— start Provided information —

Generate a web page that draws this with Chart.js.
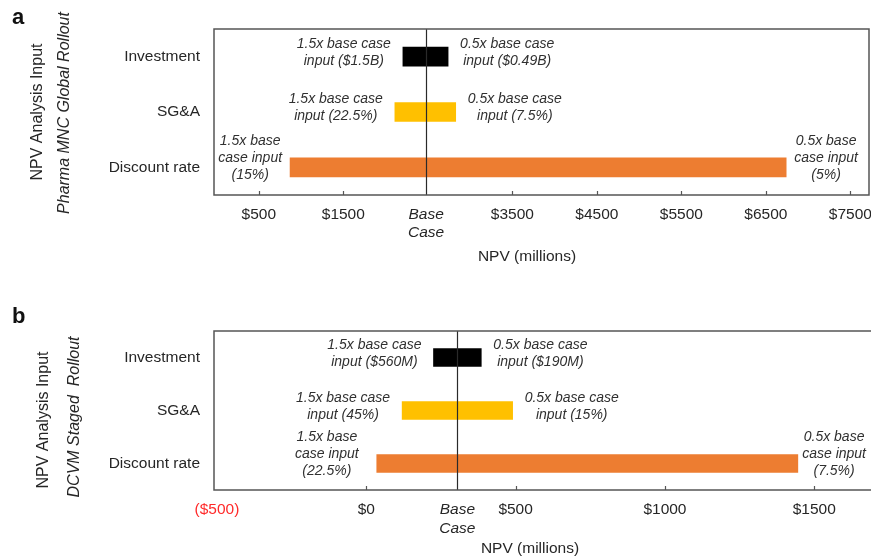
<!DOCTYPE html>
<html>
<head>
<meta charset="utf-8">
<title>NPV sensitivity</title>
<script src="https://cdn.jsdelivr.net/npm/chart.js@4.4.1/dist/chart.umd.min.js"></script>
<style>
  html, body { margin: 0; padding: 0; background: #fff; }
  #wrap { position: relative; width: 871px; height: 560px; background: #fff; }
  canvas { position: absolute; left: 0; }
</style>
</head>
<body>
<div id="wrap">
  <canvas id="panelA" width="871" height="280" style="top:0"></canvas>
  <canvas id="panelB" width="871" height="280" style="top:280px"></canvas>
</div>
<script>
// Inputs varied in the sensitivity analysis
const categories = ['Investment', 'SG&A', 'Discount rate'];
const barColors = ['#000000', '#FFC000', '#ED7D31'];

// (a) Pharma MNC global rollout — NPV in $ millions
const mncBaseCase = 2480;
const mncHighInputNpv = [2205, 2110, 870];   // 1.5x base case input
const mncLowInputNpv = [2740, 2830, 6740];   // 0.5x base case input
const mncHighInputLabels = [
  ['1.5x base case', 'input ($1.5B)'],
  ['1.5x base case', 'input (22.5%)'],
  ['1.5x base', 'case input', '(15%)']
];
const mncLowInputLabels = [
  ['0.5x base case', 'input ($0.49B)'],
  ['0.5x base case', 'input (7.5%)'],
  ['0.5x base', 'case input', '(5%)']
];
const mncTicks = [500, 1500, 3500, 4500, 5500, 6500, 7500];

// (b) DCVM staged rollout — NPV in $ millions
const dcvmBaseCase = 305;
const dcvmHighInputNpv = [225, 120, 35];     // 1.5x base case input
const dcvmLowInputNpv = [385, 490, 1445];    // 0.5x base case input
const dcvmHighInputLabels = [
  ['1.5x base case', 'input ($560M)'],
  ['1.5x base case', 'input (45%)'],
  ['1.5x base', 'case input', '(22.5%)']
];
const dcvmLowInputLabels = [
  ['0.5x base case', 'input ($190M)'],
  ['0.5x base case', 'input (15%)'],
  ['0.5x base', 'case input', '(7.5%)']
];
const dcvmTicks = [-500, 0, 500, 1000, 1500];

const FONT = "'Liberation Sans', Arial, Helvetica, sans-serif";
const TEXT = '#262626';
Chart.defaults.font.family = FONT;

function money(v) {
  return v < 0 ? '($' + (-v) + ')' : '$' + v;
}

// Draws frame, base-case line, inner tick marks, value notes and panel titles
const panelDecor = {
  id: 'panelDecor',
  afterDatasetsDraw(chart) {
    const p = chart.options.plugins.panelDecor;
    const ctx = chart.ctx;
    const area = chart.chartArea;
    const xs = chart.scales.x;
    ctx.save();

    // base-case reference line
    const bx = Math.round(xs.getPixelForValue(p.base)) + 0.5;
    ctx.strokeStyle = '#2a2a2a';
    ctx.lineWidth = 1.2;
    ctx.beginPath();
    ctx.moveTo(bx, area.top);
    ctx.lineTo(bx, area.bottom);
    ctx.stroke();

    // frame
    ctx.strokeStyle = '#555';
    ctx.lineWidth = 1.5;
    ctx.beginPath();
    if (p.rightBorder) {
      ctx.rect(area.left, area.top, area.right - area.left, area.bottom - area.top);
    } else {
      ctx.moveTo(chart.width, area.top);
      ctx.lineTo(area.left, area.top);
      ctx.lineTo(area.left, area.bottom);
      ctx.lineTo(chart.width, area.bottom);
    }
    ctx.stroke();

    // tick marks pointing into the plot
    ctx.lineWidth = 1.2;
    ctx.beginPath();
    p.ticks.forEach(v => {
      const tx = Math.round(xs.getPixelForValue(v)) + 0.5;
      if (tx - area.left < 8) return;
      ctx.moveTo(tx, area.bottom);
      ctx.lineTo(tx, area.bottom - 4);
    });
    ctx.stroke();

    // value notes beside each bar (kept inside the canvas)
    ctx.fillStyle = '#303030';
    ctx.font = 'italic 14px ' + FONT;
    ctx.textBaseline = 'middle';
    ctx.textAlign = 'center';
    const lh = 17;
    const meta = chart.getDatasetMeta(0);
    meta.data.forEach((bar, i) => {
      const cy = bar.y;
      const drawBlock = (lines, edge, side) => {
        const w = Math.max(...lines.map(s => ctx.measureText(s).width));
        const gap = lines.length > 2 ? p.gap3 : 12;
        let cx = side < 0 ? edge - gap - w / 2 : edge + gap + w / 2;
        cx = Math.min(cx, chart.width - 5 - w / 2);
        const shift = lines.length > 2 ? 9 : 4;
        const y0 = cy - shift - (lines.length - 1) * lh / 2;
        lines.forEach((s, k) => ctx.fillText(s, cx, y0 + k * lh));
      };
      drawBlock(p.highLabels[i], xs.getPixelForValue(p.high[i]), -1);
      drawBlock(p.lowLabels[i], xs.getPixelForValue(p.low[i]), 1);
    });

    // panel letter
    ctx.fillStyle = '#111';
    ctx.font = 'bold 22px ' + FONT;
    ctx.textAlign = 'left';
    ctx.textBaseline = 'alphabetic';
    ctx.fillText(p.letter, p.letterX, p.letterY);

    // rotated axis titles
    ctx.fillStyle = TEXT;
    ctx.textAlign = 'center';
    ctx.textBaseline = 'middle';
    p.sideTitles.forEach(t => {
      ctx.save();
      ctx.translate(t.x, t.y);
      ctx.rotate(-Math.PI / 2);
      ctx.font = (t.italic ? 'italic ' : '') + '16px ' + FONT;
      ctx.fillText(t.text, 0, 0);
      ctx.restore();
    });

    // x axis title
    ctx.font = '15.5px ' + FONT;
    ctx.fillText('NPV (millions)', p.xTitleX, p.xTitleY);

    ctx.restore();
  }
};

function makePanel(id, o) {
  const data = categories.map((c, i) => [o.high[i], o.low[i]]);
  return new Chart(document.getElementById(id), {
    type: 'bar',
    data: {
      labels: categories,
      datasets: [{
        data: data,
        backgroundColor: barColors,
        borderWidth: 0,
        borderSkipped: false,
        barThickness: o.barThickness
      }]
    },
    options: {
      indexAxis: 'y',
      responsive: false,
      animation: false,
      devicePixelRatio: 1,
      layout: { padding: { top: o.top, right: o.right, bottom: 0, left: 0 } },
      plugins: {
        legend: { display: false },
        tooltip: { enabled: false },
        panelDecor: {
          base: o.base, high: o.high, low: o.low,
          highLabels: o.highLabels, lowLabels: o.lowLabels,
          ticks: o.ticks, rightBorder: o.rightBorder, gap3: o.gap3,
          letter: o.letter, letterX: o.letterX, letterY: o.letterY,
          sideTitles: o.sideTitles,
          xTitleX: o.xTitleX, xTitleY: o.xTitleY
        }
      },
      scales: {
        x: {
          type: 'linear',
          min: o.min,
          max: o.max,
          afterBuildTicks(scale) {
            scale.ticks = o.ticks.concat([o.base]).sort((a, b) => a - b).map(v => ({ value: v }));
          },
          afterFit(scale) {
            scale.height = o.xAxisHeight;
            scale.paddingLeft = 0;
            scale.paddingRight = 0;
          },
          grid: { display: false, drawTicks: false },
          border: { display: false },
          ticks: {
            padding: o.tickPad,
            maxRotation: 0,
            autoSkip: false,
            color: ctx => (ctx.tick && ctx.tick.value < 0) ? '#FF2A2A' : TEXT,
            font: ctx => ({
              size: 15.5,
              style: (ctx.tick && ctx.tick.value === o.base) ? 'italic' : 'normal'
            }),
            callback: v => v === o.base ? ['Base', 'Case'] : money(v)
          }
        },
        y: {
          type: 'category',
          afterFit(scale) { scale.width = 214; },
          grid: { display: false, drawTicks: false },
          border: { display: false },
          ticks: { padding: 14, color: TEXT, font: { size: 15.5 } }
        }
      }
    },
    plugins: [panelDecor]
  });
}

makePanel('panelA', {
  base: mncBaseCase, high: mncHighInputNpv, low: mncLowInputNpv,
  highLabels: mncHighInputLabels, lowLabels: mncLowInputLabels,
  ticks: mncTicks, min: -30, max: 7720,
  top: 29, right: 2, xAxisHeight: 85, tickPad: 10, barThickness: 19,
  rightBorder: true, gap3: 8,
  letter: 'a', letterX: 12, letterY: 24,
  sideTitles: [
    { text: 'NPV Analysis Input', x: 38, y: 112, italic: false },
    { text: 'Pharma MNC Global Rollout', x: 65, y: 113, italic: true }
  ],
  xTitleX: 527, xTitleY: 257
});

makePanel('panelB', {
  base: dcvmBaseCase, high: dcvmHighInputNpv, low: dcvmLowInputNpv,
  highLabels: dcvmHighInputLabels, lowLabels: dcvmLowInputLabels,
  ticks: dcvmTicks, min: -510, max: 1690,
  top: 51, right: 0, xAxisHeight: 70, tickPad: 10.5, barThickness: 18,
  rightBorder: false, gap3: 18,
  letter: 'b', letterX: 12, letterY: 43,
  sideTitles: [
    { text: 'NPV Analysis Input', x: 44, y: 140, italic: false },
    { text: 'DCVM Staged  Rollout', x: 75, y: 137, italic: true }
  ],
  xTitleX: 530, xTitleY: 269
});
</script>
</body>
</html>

— end Provided information —
— start Provided information —

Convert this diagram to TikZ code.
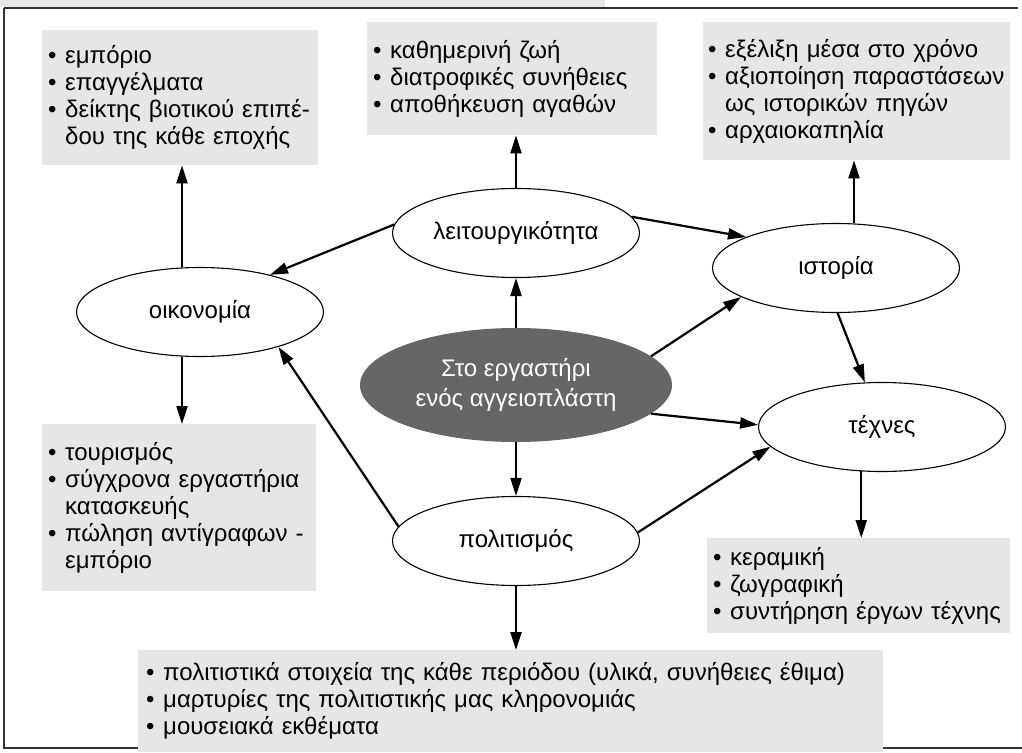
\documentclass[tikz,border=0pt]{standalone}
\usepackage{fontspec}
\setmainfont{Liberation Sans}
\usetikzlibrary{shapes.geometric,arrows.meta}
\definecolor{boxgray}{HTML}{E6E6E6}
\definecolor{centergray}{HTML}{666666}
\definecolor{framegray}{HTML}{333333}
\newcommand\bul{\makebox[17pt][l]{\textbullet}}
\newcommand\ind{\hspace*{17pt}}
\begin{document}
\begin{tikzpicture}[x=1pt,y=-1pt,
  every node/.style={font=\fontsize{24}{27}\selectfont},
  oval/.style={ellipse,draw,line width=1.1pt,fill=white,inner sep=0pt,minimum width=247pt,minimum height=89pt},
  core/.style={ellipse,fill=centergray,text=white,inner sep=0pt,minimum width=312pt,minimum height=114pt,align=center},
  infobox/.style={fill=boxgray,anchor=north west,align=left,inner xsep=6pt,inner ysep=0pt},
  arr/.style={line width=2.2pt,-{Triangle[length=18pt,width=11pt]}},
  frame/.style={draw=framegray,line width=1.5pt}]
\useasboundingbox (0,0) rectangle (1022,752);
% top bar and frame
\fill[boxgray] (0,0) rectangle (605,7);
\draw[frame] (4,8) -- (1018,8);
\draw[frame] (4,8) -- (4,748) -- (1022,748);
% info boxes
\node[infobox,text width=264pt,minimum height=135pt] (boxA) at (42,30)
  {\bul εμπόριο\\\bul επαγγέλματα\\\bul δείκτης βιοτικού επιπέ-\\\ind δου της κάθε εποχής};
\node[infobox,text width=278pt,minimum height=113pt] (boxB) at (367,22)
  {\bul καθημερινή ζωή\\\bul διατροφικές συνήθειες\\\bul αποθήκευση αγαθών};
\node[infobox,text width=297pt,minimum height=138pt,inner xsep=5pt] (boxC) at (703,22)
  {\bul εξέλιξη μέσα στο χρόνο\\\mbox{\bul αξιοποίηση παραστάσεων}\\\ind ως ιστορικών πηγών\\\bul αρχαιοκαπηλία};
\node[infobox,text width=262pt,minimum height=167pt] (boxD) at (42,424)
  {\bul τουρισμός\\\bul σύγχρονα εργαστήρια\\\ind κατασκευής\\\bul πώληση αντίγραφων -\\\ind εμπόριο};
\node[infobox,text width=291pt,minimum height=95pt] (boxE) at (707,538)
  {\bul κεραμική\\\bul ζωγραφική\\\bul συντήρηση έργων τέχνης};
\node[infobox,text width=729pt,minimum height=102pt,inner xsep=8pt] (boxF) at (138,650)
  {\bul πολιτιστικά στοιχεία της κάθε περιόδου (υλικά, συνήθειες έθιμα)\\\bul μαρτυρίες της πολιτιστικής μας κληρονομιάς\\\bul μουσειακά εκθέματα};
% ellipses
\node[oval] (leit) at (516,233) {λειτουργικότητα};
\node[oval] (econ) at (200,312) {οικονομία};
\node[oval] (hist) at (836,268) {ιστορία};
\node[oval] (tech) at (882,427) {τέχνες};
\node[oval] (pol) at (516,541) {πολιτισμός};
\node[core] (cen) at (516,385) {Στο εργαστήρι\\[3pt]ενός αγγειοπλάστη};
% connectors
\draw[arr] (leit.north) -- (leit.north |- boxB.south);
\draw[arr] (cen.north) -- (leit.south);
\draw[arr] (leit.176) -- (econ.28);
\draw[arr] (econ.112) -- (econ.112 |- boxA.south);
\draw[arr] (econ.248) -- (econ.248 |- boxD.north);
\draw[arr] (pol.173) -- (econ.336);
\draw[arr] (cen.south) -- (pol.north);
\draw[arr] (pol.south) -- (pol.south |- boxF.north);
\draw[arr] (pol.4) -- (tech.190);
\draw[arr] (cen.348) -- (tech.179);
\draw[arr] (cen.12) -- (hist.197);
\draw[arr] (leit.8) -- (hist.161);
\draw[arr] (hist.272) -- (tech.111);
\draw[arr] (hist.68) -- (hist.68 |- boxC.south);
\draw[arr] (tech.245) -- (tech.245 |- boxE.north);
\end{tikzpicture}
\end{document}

— end Provided information —

> _Work to complete_:
From the data above, pick out each line containing "this" and copy it.

> _Right answer_:
Generate a web page that draws this with Chart.js.
Convert this diagram to TikZ code.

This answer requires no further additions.